Key distinguisher attack (Was: how serious is the leak of K2?)
I will jump in here. First, I will not force through the standard
with issues that we can clearly describe in english that we all can
understand and agree with. Laszlo, please be patient and trust me for
a minute. I believe I am arguing your side of this issue.
Below there are numbered questions. Please, please, please, if you do
not agree with any of these items, please respond to all the
questions so that we can determine what we agree to and what we do not.
Lets accept some statements of fact that we can agree to.

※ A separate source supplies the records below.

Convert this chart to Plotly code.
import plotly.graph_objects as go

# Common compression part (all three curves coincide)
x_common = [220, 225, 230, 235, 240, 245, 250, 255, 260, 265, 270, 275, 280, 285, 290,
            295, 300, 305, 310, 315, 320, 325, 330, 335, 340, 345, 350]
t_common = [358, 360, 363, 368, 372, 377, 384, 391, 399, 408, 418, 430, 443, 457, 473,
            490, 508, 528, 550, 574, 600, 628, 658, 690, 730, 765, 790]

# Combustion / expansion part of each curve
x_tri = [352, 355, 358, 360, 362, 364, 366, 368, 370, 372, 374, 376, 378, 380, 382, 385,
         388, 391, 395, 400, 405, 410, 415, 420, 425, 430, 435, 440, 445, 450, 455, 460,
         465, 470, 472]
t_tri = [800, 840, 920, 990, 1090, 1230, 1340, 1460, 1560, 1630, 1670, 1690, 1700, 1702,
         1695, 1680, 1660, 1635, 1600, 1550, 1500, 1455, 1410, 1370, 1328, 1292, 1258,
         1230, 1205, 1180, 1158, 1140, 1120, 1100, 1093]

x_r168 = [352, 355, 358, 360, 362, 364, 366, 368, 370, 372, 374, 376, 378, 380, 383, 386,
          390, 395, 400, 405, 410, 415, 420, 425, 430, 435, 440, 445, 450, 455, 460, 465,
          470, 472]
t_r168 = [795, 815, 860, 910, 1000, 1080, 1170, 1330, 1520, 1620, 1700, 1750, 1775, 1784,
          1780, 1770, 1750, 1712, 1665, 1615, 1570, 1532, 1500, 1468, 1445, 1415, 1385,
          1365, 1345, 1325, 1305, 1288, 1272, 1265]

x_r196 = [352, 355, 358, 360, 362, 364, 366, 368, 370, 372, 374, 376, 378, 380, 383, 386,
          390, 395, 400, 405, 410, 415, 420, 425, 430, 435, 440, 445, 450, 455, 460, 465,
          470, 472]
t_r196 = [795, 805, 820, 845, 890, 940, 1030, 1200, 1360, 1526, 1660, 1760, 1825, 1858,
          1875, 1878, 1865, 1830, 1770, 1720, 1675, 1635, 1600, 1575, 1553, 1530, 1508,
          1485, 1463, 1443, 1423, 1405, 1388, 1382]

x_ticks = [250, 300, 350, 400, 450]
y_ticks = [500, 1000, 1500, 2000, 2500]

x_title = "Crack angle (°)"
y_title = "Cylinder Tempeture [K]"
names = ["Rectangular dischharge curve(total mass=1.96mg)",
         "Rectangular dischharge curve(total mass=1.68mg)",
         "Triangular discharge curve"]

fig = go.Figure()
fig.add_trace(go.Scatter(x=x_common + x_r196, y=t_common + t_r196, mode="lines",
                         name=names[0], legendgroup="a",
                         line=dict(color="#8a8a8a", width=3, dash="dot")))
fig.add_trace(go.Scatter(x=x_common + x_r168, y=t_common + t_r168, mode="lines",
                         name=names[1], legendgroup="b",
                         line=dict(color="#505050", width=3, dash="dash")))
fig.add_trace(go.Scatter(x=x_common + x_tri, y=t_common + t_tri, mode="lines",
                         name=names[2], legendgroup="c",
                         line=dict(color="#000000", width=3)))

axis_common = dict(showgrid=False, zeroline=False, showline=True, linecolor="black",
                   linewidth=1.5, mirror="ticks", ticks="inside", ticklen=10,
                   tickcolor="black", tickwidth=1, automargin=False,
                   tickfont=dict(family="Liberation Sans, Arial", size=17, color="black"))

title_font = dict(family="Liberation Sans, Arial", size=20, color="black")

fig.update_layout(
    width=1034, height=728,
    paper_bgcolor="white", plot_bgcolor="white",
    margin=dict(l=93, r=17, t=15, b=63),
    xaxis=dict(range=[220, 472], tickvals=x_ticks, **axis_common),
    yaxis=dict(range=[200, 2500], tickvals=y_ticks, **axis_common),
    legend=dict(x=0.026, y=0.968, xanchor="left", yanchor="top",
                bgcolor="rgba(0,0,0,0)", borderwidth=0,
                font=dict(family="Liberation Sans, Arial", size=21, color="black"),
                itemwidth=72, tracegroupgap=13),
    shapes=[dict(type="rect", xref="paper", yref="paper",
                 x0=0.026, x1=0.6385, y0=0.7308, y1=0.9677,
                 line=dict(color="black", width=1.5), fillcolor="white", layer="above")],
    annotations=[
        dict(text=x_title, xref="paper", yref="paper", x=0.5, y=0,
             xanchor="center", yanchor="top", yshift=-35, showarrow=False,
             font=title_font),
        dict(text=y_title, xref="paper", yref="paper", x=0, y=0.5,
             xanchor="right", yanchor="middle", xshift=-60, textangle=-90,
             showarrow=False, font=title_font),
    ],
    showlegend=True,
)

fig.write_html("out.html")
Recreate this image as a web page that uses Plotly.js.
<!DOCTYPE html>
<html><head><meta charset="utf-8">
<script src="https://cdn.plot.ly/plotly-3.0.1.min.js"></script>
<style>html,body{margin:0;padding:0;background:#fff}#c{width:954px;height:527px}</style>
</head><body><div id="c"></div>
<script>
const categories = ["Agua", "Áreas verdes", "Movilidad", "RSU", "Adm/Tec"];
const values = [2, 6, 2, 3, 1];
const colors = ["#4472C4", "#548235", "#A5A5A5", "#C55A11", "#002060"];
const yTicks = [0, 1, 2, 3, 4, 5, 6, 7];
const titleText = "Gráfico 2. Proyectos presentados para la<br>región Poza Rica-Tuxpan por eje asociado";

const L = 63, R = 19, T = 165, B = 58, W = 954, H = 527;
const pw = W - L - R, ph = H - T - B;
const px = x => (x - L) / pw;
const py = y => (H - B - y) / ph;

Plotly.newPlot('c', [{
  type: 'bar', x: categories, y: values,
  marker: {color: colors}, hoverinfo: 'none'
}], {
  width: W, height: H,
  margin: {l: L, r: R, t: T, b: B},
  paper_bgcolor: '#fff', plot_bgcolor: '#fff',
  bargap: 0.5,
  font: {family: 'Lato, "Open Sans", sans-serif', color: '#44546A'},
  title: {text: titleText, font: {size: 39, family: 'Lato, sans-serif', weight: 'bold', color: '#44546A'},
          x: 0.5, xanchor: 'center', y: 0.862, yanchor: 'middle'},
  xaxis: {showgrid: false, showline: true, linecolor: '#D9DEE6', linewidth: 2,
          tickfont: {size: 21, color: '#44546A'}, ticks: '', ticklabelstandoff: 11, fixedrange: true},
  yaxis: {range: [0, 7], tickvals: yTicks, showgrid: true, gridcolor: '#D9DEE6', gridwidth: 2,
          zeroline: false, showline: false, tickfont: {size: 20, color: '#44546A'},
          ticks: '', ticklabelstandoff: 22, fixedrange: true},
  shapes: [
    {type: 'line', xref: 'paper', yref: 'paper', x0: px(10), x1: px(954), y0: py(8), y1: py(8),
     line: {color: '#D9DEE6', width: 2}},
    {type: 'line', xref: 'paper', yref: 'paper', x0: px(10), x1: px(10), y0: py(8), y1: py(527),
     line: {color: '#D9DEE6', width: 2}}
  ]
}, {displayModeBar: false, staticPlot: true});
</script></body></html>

1) I suspect that we can all agree that if an attacker learns K2 then
LRW is the same as ECB. Is there any problems with this statement?

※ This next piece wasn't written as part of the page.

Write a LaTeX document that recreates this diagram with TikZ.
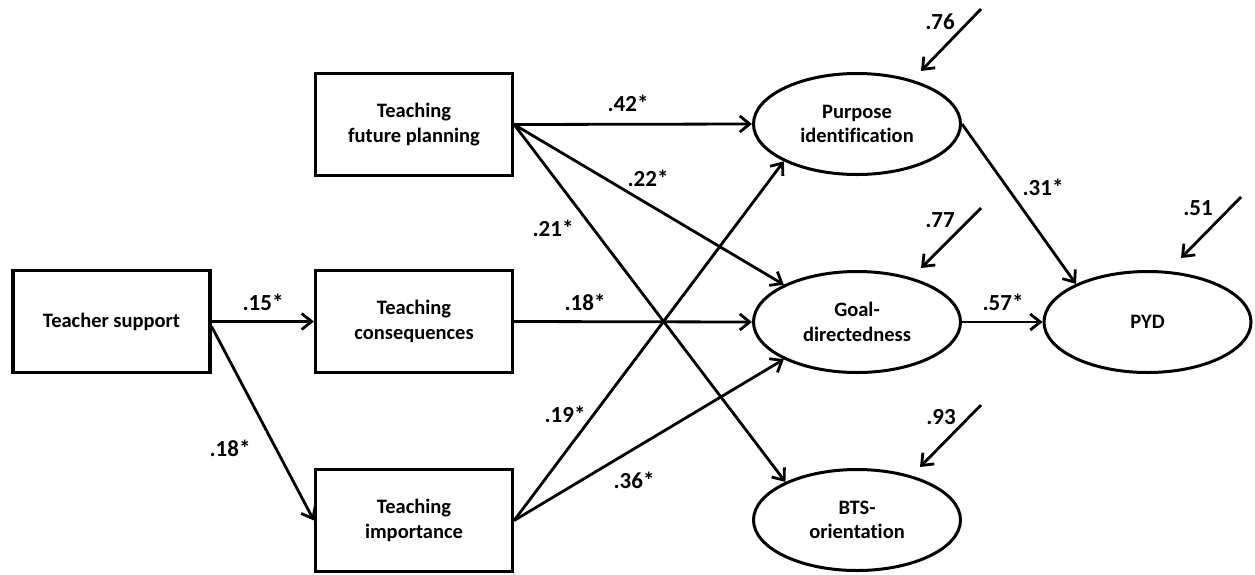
\documentclass[tikz,border=0pt]{standalone}
\usepackage{fontspec}
\setmainfont{Carlito}[Ligatures=NoCommon]
\usetikzlibrary{arrows.meta,shapes.geometric}
\begin{document}
\begin{tikzpicture}[x=1pt,y=-1pt,
  box/.style={draw,line width=3.2pt,minimum width=197pt,minimum height=102pt,inner sep=0pt,align=center,font=\fontsize{20.5}{24.5}\selectfont\bfseries},
  lat/.style={draw,ellipse,line width=3pt,minimum width=207pt,minimum height=101pt,inner sep=0pt,align=center,font=\fontsize{20.5}{24.5}\selectfont\bfseries},
  arr/.style={line width=2.8pt,-{Straight Barb[length=10pt,width=16pt]}},
  lab/.style={font=\fontsize{23}{27}\selectfont\bfseries,inner sep=0pt}]
\useasboundingbox (0,0) rectangle (1255,574);
% observed variables
\node[box] (ts)  at (111.5,321.5) {Teacher support};
\node[box] (tfp) at (414,124.5) {Teaching\\future planning};
\node[box] (tc)  at (414,321.5) {Teaching\\consequences};
\node[box] (ti)  at (414,520.5) {Teaching\\importance};
% latent / outcome variables
\node[lat] (pi)  at (857,124) {Purpose\\identification};
\node[lat] (gd)  at (857,322) {Goal-\\directedness};
\node[lat] (pyd) at (1147.5,322) {PYD};
\node[lat] (bts) at (857,520) {BTS-\\orientation};
% paths
\draw[arr] (ts.east) -- (tc.west);
\draw[arr] ([yshift=-5pt]ts.east) -- (ti.west);
\draw[arr] (tfp.east) -- (pi.west);
\draw[arr] (tfp.east) -- (gd.153);
\draw[arr] (tfp.east) -- (bts.152);
\draw[arr] (tc.east) -- (gd.west);
\draw[arr] (ti.east) -- (pi.207);
\draw[arr] (ti.east) -- (gd.207);
\draw[arr] (pi.east) -- (pyd.152);
\draw[arr] (gd.east) -- (pyd.west);
% residual arrows
\coordinate (r76s) at (981,9);   \coordinate (r76e) at (921,71);
\coordinate (r77s) at (981,208); \coordinate (r77e) at (921,268);
\coordinate (r51s) at (1241,197); \coordinate (r51e) at (1181,258);
\coordinate (r93s) at (981,405); \coordinate (r93e) at (920,467);
\draw[arr] (r76s) -- (r76e);
\draw[arr] (r77s) -- (r77e);
\draw[arr] (r51s) -- (r51e);
\draw[arr] (r93s) -- (r93e);
% coefficient labels
\node[lab] (l42) at (628,103) {.42*};
\node[lab] (l22) at (648,178) {.22*};
\node[lab] (l21) at (553,228) {.21*};
\node[lab] (l15) at (263,302) {.15*};
\node[lab] (l18a) at (585,302) {.18*};
\node[lab] (l57) at (1003,302) {.57*};
\node[lab] (l31) at (1043,187) {.31*};
\node[lab] (l18b) at (230,448) {.18*};
\node[lab] (l19) at (565,414) {.19*};
\node[lab] (l36) at (634,480) {.36*};
\node[lab] (l76) at (940,22) {.76};
\node[lab] (l77) at (940,220) {.77};
\node[lab] (l51) at (1198,208) {.51};
\node[lab] (l93) at (941,417) {.93};
\end{tikzpicture}
\end{document}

2) In general, Given 2 sectors, s1 and s2, and random data coming in,
x1 and x2, the probability of any x1*s1 ==x2*s2 is the birthday
surprise. The security proof of LRW states this. with ~2^64 blocks (a
large number) there is a 50/50 chance that there is one equal input
to the AES stage. Isn't this probability is covered in our key
lifetime statements, so this is not an issue?

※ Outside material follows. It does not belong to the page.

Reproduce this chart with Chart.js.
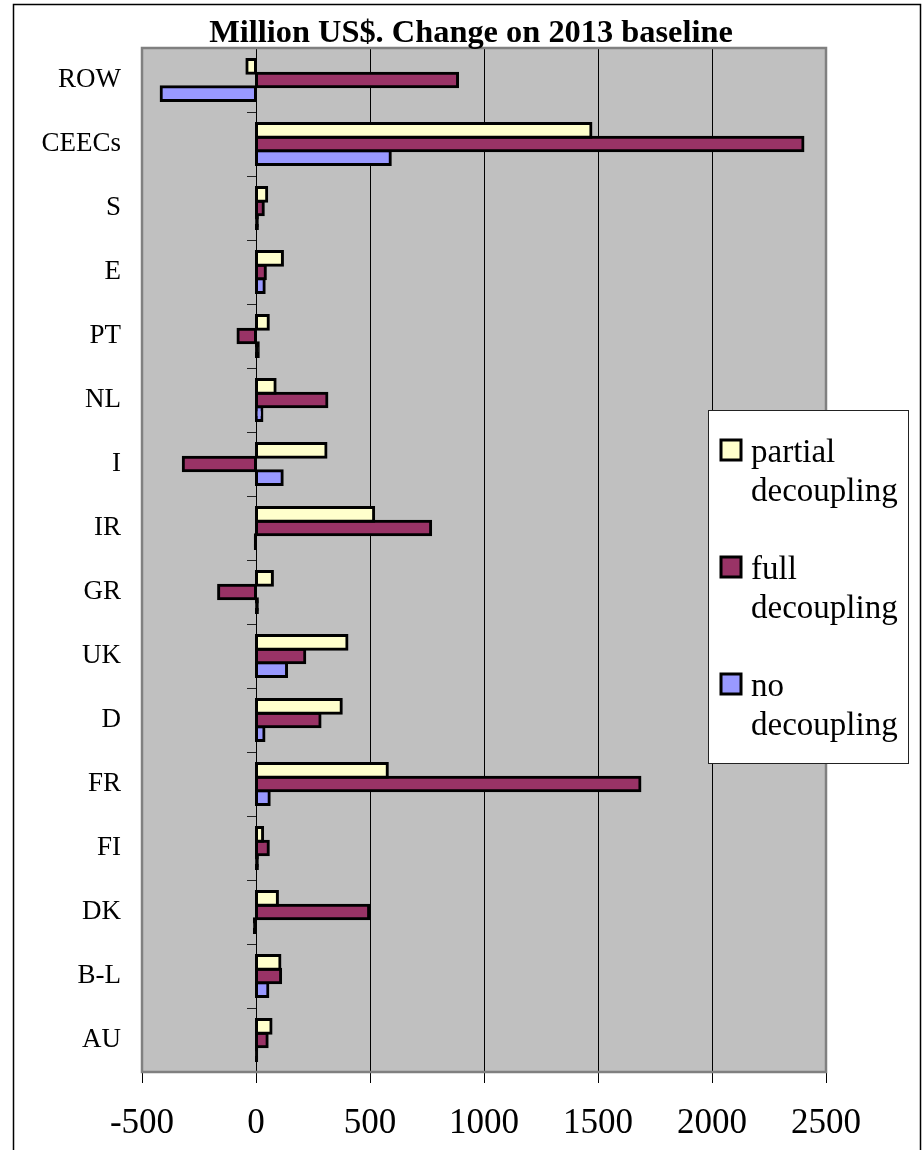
<!DOCTYPE html>
<html>
<head>
<meta charset="utf-8">
<title>Million US$. Change on 2013 baseline</title>
<script src="https://cdn.jsdelivr.net/npm/chart.js@4.4.1/dist/chart.umd.min.js"></script>
<style>
  html, body { margin: 0; padding: 0; background: #ffffff; }
  canvas { display: block; }
</style>
</head>
<body>
<canvas id="chart" width="922" height="1150"></canvas>
<script>
// Regions, top to bottom
const regions = ['ROW', 'CEECs', 'S', 'E', 'PT', 'NL', 'I', 'IR', 'GR', 'UK', 'D', 'FR', 'FI', 'DK', 'B-L', 'AU'];

// Change on the 2013 baseline, million US$
const partialDecoupling = [-40, 1469, 47, 116, 54, 84, 307, 516, 72, 399, 374, 576, 29, 94, 105, 66];
const fullDecoupling    = [884, 2399, 32, 41, -79, 311, -319, 766, -164, 214, 281, 1684, 54, 494, 108, 49];
const noDecoupling      = [-416, 589, 6, 36, 10, 26, 115, -3, 6, 134, 35, 58, 6, -7, 52, 3];

const seriesNames  = ['partial decoupling', 'full decoupling', 'no decoupling'];
const seriesColors = ['#FFFFCC', '#993366', '#9999FF'];

const xTicks = [-500, 0, 500, 1000, 1500, 2000, 2500];
const chartTitle = 'Million US$. Change on 2013 baseline';

const SERIF = '"Liberation Serif", "Times New Roman", Times, serif';
const BORDER = 3;

// Grey plot background, painted under the grid
const plotBackground = {
  id: 'plotBackground',
  beforeDraw(chart) {
    const { ctx, chartArea: a } = chart;
    ctx.save();
    ctx.fillStyle = '#C0C0C0';
    ctx.fillRect(a.left, a.top, a.right - a.left, a.bottom - a.top);
    ctx.restore();
  }
};

// Plot border and the short category ticks on the zero line
const plotFrame = {
  id: 'plotFrame',
  afterDatasetsDraw(chart) {
    const { ctx, chartArea: a, scales } = chart;
    const x0 = scales.x.getPixelForValue(0);
    const n = chart.data.labels.length;
    const step = (scales.y.bottom - scales.y.top) / n;
    ctx.save();
    ctx.strokeStyle = '#222';
    ctx.lineWidth = 1;
    for (let i = 0; i <= n; i++) {
      const y = Math.round(scales.y.top + i * step) + 0.5;
      ctx.beginPath();
      ctx.moveTo(x0 - 9, y);
      ctx.lineTo(x0, y);
      ctx.stroke();
    }
    ctx.strokeStyle = '#808080';
    ctx.lineWidth = 2.5;
    ctx.strokeRect(a.left, a.top, a.right - a.left, a.bottom - a.top);
    ctx.restore();
  }
};

// Title, boxed legend with wrapped labels, and the outer frame
const decorations = {
  id: 'decorations',
  afterDraw(chart) {
    const { ctx } = chart;
    ctx.save();

    ctx.fillStyle = '#000';
    ctx.font = 'bold 32.4px ' + SERIF;
    ctx.textAlign = 'center';
    ctx.textBaseline = 'alphabetic';
    ctx.fillText(chartTitle, 471, 42);

    // legend box
    const box = { left: 708.5, top: 410.5, right: 908.5, bottom: 763.5 };
    ctx.fillStyle = '#ffffff';
    ctx.fillRect(box.left, box.top, box.right - box.left, box.bottom - box.top);
    ctx.strokeStyle = '#222';
    ctx.lineWidth = 1;
    ctx.strokeRect(box.left, box.top, box.right - box.left, box.bottom - box.top);

    ctx.font = '33px ' + SERIF;
    ctx.textAlign = 'left';
    chart.data.datasets.forEach((ds, i) => {
      const base = 462 + i * 117;
      ctx.fillStyle = seriesColors[i];
      ctx.fillRect(721, base - 22, 20, 20);
      ctx.strokeStyle = '#000';
      ctx.lineWidth = BORDER;
      ctx.strokeRect(721, base - 22, 20, 20);
      ctx.fillStyle = '#000';
      const words = ds.label.split(' ');
      ctx.fillText(words[0], 751, base);
      ctx.fillText(words.slice(1).join(' '), 751, base + 38.5);
    });

    ctx.strokeStyle = '#000';
    ctx.lineWidth = 1.5;
    ctx.strokeRect(13.5, 4.5, 907, 1200);
    ctx.restore();
  }
};

const seriesData = [partialDecoupling, fullDecoupling, noDecoupling];

// A bar shorter than its outline shows only the outline colour
const barFill = i => c => {
  const x = c.chart.scales && c.chart.scales.x;
  if (x && typeof c.raw === 'number' &&
      Math.abs(x.getPixelForValue(c.raw) - x.getPixelForValue(0)) < BORDER) {
    return '#000000';
  }
  return seriesColors[i];
};

new Chart(document.getElementById('chart'), {
  type: 'bar',
  data: {
    labels: regions,
    datasets: seriesNames.map((name, i) => ({
      label: name,
      data: seriesData[i],
      backgroundColor: barFill(i),
      borderColor: '#000000',
      borderWidth: BORDER,
      borderSkipped: false,
      // outline straddles the bar edge, half outside and half inside
      inflateAmount: BORDER / 2,
      categoryPercentage: 0.64,
      barPercentage: 1
    }))
  },
  options: {
    indexAxis: 'y',
    responsive: false,
    animation: false,
    devicePixelRatio: 1,
    layout: { padding: { top: 48, right: 96, left: 0, bottom: 0 } },
    plugins: {
      legend: { display: false },
      title: { display: false },
      tooltip: { enabled: false }
    },
    scales: {
      x: {
        type: 'linear',
        min: xTicks[0],
        max: xTicks[xTicks.length - 1],
        afterBuildTicks(axis) { axis.ticks = xTicks.map(v => ({ value: v })); },
        afterFit(scale) { scale.height = 78; },
        grid: {
          color: c => (c.tick && (c.tick.value === xTicks[0] || c.tick.value === xTicks[xTicks.length - 1]))
            ? 'rgba(0,0,0,0)' : '#000000',
          lineWidth: 1,
          drawTicks: true,
          tickLength: 11,
          tickColor: '#000000'
        },
        border: { display: false },
        ticks: {
          font: { family: SERIF, size: 35 },
          color: '#000000',
          padding: 20,
          maxRotation: 0,
          autoSkip: false,
          callback: v => String(v)
        }
      },
      y: {
        afterFit(scale) { scale.width = 142; },
        grid: { display: false, drawTicks: false },
        border: { display: false },
        ticks: {
          font: { family: SERIF, size: 27 },
          color: '#000000',
          padding: 21,
          autoSkip: false
        }
      }
    }
  },
  plugins: [plotBackground, plotFrame, decorations]
});
</script>
</body>
</html>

Given these two statements there are three key disclosure attacks can
be described....
3) Assume that an attacker has a non-trivial probability to gain
access to both suspected K1 and K2 values, he can do trial decryption
with these keys. This is a "Full key disclosure event", and there are
no FIPS certified modes that can withstand a disclosure like this. Is
this correct?
4) If the attacker has non-trivial probability of access to K2 and
not K1, then the attacker has an ability to determine if the K2 that
they have is indeed K2 by crafting numbers n1, n2 and n3 such that
K2*s1*n1 == K2*s2*n2 == K2*s3*n3 and then determine the value of K2
with overwhelming probability. Lets call this "Partial Key Disclosure
of K2 event", and the system has now degraded to ECB. Is this correct?
5) If the attacker has non-trivial probability of accessing K1 and
not K2, then I believe the information is still secure as long as K2
remains private up to the birthday bounds? Is this correct?
Question 4 describes a distinguisher for suspect K2 values. (This is
not true for suspect K1 values.) I think that this is an issue we can
discuss as long as we can get agreement. Please.
Jim
On Jun 2, 2006, at 3:05 PM, Laszlo.Hars@SEAGATE.COM wrote:
> We have seen that there is a possibility in real-life systems that K2
> accidentally lands on the encrypted disk drive, and so exposed to an
> eavesdropper. An attacker can increase the chance of this to happen to
> dangerous levels. The question is: how serious is the leak of K2?
>
> It allows attacker A to create any plaintext P in any location i on
> disk,
> which means the worst malleability possible, like with ECB mode.
> (Secrets
> are not necessarily revealed.)
>
> We assume the following:
> (a) A can make user U to store a prefabricated single block of data
> Q to a
> chosen location j.
> (b) later A can read the ciphertext Cj
> (c) A can write a new ciphertext in place of Ci.
>
> The critical step is (a). Q is 16 bytes of personalized data, so no
> virus
> checker complains. It is going to be stored in a place, where it
> never gets
> executed, so this attack is less suspicious than planting malware.
>
> By inspecting an encrypted drive several times, the attacker can
> find where
> temporary internet files are going to be stored following the last
> inspection (so A lures U to a website, where an embedded picture
> ends up as
> a temporary internet file). The area of the swap- and hibernation
> data is
> also easy to find (so a special picture in memory can be swapped
> out). For
> a new file, Windows chooses the beginning of the unused disk space,
> easily
> identified by the location of recent changes on disk (so A
> persuades U to
> save a link, a document or some other not executable "safe" file).
>
> The attack is easy: Q = P ^ jK2 ^ iK2 is written to location j, so
>
> Cj = jK2 ^ K1(P^jK2^iK2 ^ jK2) = jK2 ^ K1(P ^ iK2)
>
> A writes in place of Ci the data
>
> Cj ^ jK2 ^ iK2 = iK2 ^ K1(P ^ iK2), which will decrypt to P.